After a few months of rapid rises, the headline consumer price index dropped in the euro-zone to 1.5% in March. This is a significant fall of 0.5% from 2% in February. Expectations stood at 1.8%, but were probably downgraded after the miss on German and Spanish inflation numbers.

Worse off, core inflation is down all the way to 0.7%. The measure that excludes energy and other volatile items is at the lowest level in about a year. The y/y figure stood at 0.9% in the past few months after sticking stubbornly at 0.8% for a longer period of time.
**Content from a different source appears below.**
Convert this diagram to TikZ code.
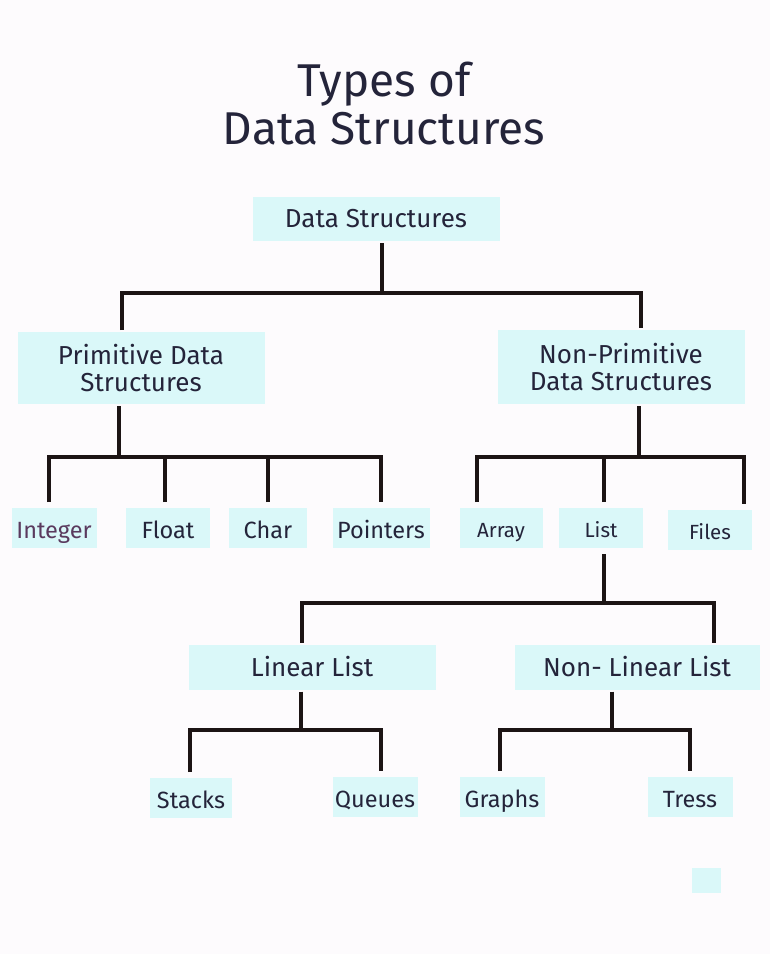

So for now, there are no “secondary effects” to the rising prices of energy. It is important to remember that euro-zone unemployment is still elevated despite some falls. In addition, the advance in oil prices came from extremely low levels and at around $50 per barrel, we are still at half the price seen in 2014.

For the ECB, this means that the extension of the QE program is fully justified. They will continue buying bonds until the end of the year. However, the level will be reduced to 60 billion in April.

It seems that tapering the QE program has become less urgent. An extension into 2018 is not off the cards.

EUR/USD remains in the lower range, but holds onto support, above 1.0660. Resistance awaits at 1.0710. Will it break lower? Perhaps after the week, month and quarter reach their final end. Some last minute adjustment could be in play.